• [PROBLEM DETAILS] Below is some material; set it all down exactly, apart from the pictures.

········

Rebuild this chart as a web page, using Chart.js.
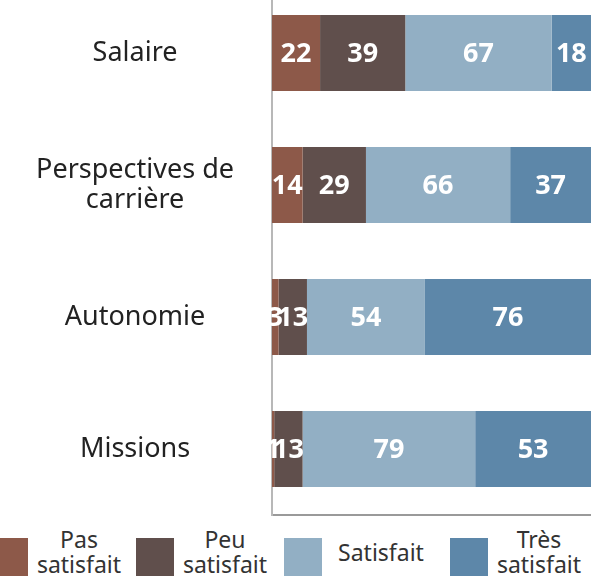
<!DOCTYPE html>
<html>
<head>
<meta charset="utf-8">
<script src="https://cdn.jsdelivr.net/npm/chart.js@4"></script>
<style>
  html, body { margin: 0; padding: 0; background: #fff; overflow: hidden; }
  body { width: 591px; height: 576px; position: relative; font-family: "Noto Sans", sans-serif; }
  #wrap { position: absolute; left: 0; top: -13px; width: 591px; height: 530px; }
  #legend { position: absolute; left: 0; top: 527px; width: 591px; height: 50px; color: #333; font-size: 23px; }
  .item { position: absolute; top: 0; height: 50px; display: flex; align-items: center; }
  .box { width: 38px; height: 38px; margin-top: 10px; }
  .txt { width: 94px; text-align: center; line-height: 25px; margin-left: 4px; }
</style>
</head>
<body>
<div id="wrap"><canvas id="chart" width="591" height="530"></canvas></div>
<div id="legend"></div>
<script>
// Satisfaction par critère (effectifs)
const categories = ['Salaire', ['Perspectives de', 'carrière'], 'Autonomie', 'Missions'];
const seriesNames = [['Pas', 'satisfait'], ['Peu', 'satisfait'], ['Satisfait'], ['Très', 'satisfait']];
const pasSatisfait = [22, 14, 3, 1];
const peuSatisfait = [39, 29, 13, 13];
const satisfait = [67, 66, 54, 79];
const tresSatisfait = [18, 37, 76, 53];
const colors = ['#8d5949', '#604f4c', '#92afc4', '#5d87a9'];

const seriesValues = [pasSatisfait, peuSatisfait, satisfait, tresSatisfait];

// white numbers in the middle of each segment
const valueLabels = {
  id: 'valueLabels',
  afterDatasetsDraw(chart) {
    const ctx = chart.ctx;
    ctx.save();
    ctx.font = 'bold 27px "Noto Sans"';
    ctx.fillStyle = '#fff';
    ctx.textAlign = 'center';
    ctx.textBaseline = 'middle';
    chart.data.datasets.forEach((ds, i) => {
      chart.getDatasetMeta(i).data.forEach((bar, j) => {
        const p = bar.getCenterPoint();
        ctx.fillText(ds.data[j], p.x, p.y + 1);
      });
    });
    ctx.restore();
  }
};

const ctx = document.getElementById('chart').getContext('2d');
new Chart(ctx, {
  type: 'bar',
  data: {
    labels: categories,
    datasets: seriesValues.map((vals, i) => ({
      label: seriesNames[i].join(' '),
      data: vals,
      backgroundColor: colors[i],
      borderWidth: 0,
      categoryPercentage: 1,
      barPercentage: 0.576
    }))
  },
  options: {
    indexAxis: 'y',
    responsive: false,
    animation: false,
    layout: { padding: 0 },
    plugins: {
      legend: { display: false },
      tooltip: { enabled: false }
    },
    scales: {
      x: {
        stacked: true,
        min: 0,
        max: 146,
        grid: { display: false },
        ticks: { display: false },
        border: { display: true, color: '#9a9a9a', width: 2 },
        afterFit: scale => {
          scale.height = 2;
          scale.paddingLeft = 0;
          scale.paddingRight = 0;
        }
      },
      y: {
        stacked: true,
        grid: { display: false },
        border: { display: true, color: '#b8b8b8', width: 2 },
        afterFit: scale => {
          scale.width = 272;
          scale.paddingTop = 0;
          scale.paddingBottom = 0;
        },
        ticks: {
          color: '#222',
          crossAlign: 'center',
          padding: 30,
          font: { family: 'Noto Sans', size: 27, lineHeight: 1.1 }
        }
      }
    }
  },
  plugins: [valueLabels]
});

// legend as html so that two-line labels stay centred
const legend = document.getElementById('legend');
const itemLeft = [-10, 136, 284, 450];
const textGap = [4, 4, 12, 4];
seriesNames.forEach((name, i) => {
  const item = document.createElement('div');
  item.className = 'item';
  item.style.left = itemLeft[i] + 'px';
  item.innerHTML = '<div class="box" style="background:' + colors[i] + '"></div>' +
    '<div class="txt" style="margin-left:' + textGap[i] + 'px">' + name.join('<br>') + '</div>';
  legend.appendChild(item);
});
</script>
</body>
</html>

········

• [REPLY TO THE EXERCISE]
Rebuild this chart as a web page, using Chart.js.
<!DOCTYPE html>
<html>
<head>
<meta charset="utf-8">
<script src="https://cdn.jsdelivr.net/npm/chart.js@4"></script>
<style>
  html, body { margin: 0; padding: 0; background: #fff; overflow: hidden; }
  body { width: 591px; height: 576px; position: relative; font-family: "Noto Sans", sans-serif; }
  #wrap { position: absolute; left: 0; top: -13px; width: 591px; height: 530px; }
  #legend { position: absolute; left: 0; top: 527px; width: 591px; height: 50px; color: #333; font-size: 23px; }
  .item { position: absolute; top: 0; height: 50px; display: flex; align-items: center; }
  .box { width: 38px; height: 38px; margin-top: 10px; }
  .txt { width: 94px; text-align: center; line-height: 25px; margin-left: 4px; }
</style>
</head>
<body>
<div id="wrap"><canvas id="chart" width="591" height="530"></canvas></div>
<div id="legend"></div>
<script>
// Satisfaction par critère (effectifs)
const categories = ['Salaire', ['Perspectives de', 'carrière'], 'Autonomie', 'Missions'];
const seriesNames = [['Pas', 'satisfait'], ['Peu', 'satisfait'], ['Satisfait'], ['Très', 'satisfait']];
const pasSatisfait = [22, 14, 3, 1];
const peuSatisfait = [39, 29, 13, 13];
const satisfait = [67, 66, 54, 79];
const tresSatisfait = [18, 37, 76, 53];
const colors = ['#8d5949', '#604f4c', '#92afc4', '#5d87a9'];

const seriesValues = [pasSatisfait, peuSatisfait, satisfait, tresSatisfait];

// white numbers in the middle of each segment
const valueLabels = {
  id: 'valueLabels',
  afterDatasetsDraw(chart) {
    const ctx = chart.ctx;
    ctx.save();
    ctx.font = 'bold 27px "Noto Sans"';
    ctx.fillStyle = '#fff';
    ctx.textAlign = 'center';
    ctx.textBaseline = 'middle';
    chart.data.datasets.forEach((ds, i) => {
      chart.getDatasetMeta(i).data.forEach((bar, j) => {
        const p = bar.getCenterPoint();
        ctx.fillText(ds.data[j], p.x, p.y + 1);
      });
    });
    ctx.restore();
  }
};

const ctx = document.getElementById('chart').getContext('2d');
new Chart(ctx, {
  type: 'bar',
  data: {
    labels: categories,
    datasets: seriesValues.map((vals, i) => ({
      label: seriesNames[i].join(' '),
      data: vals,
      backgroundColor: colors[i],
      borderWidth: 0,
      categoryPercentage: 1,
      barPercentage: 0.576
    }))
  },
  options: {
    indexAxis: 'y',
    responsive: false,
    animation: false,
    layout: { padding: 0 },
    plugins: {
      legend: { display: false },
      tooltip: { enabled: false }
    },
    scales: {
      x: {
        stacked: true,
        min: 0,
        max: 146,
        grid: { display: false },
        ticks: { display: false },
        border: { display: true, color: '#9a9a9a', width: 2 },
        afterFit: scale => {
          scale.height = 2;
          scale.paddingLeft = 0;
          scale.paddingRight = 0;
        }
      },
      y: {
        stacked: true,
        grid: { display: false },
        border: { display: true, color: '#b8b8b8', width: 2 },
        afterFit: scale => {
          scale.width = 272;
          scale.paddingTop = 0;
          scale.paddingBottom = 0;
        },
        ticks: {
          color: '#222',
          crossAlign: 'center',
          padding: 30,
          font: { family: 'Noto Sans', size: 27, lineHeight: 1.1 }
        }
      }
    }
  },
  plugins: [valueLabels]
});

// legend as html so that two-line labels stay centred
const legend = document.getElementById('legend');
const itemLeft = [-10, 136, 284, 450];
const textGap = [4, 4, 12, 4];
seriesNames.forEach((name, i) => {
  const item = document.createElement('div');
  item.className = 'item';
  item.style.left = itemLeft[i] + 'px';
  item.innerHTML = '<div class="box" style="background:' + colors[i] + '"></div>' +
    '<div class="txt" style="margin-left:' + textGap[i] + 'px">' + name.join('<br>') + '</div>';
  legend.appendChild(item);
});
</script>
</body>
</html>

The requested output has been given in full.